*** Supplied information

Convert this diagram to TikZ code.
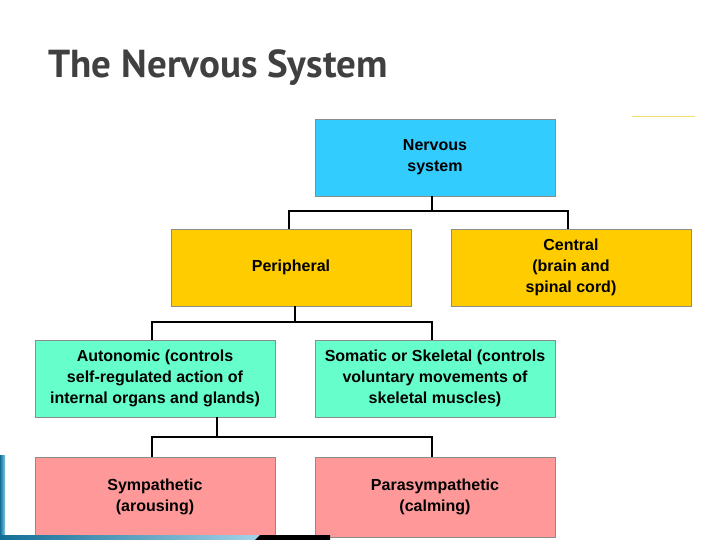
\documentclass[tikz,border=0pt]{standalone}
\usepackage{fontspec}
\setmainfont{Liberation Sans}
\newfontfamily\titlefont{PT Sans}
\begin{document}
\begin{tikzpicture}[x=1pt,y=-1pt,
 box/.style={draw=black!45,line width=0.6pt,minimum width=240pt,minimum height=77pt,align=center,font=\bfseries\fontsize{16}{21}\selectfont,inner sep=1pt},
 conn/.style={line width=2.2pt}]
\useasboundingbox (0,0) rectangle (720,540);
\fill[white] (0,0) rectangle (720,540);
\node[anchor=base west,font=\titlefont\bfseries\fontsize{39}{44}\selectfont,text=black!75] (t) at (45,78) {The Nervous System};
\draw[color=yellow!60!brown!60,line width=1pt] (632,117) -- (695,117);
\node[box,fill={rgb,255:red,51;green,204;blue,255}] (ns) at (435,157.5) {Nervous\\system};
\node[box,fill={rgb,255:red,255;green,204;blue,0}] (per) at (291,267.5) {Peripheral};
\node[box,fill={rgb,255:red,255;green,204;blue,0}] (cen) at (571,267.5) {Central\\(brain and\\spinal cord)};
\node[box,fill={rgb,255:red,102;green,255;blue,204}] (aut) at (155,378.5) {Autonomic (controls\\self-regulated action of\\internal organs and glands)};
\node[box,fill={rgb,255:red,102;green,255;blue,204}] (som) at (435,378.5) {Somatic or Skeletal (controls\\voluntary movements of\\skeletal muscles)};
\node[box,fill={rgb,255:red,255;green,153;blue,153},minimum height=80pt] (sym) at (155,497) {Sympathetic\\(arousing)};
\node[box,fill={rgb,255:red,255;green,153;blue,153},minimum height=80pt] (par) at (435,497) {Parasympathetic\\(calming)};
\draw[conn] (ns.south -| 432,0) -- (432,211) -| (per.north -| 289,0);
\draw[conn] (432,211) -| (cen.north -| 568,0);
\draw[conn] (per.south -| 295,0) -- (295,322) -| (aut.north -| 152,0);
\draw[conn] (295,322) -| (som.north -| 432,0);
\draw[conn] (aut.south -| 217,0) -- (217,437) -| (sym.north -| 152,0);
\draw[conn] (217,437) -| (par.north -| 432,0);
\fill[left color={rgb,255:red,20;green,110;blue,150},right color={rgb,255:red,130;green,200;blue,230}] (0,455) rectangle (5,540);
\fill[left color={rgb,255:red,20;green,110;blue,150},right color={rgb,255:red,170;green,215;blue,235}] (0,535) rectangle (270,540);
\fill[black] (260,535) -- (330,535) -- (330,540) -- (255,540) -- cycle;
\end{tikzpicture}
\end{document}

******

**What is required**
Without the pictures, retype the whole of the material above exactly.

**Written answer**
Convert this diagram to TikZ code.
\documentclass[tikz,border=0pt]{standalone}
\usepackage{fontspec}
\setmainfont{Liberation Sans}
\newfontfamily\titlefont{PT Sans}
\begin{document}
\begin{tikzpicture}[x=1pt,y=-1pt,
 box/.style={draw=black!45,line width=0.6pt,minimum width=240pt,minimum height=77pt,align=center,font=\bfseries\fontsize{16}{21}\selectfont,inner sep=1pt},
 conn/.style={line width=2.2pt}]
\useasboundingbox (0,0) rectangle (720,540);
\fill[white] (0,0) rectangle (720,540);
\node[anchor=base west,font=\titlefont\bfseries\fontsize{39}{44}\selectfont,text=black!75] (t) at (45,78) {The Nervous System};
\draw[color=yellow!60!brown!60,line width=1pt] (632,117) -- (695,117);
\node[box,fill={rgb,255:red,51;green,204;blue,255}] (ns) at (435,157.5) {Nervous\\system};
\node[box,fill={rgb,255:red,255;green,204;blue,0}] (per) at (291,267.5) {Peripheral};
\node[box,fill={rgb,255:red,255;green,204;blue,0}] (cen) at (571,267.5) {Central\\(brain and\\spinal cord)};
\node[box,fill={rgb,255:red,102;green,255;blue,204}] (aut) at (155,378.5) {Autonomic (controls\\self-regulated action of\\internal organs and glands)};
\node[box,fill={rgb,255:red,102;green,255;blue,204}] (som) at (435,378.5) {Somatic or Skeletal (controls\\voluntary movements of\\skeletal muscles)};
\node[box,fill={rgb,255:red,255;green,153;blue,153},minimum height=80pt] (sym) at (155,497) {Sympathetic\\(arousing)};
\node[box,fill={rgb,255:red,255;green,153;blue,153},minimum height=80pt] (par) at (435,497) {Parasympathetic\\(calming)};
\draw[conn] (ns.south -| 432,0) -- (432,211) -| (per.north -| 289,0);
\draw[conn] (432,211) -| (cen.north -| 568,0);
\draw[conn] (per.south -| 295,0) -- (295,322) -| (aut.north -| 152,0);
\draw[conn] (295,322) -| (som.north -| 432,0);
\draw[conn] (aut.south -| 217,0) -- (217,437) -| (sym.north -| 152,0);
\draw[conn] (217,437) -| (par.north -| 432,0);
\fill[left color={rgb,255:red,20;green,110;blue,150},right color={rgb,255:red,130;green,200;blue,230}] (0,455) rectangle (5,540);
\fill[left color={rgb,255:red,20;green,110;blue,150},right color={rgb,255:red,170;green,215;blue,235}] (0,535) rectangle (270,540);
\fill[black] (260,535) -- (330,535) -- (330,540) -- (255,540) -- cycle;
\end{tikzpicture}
\end{document}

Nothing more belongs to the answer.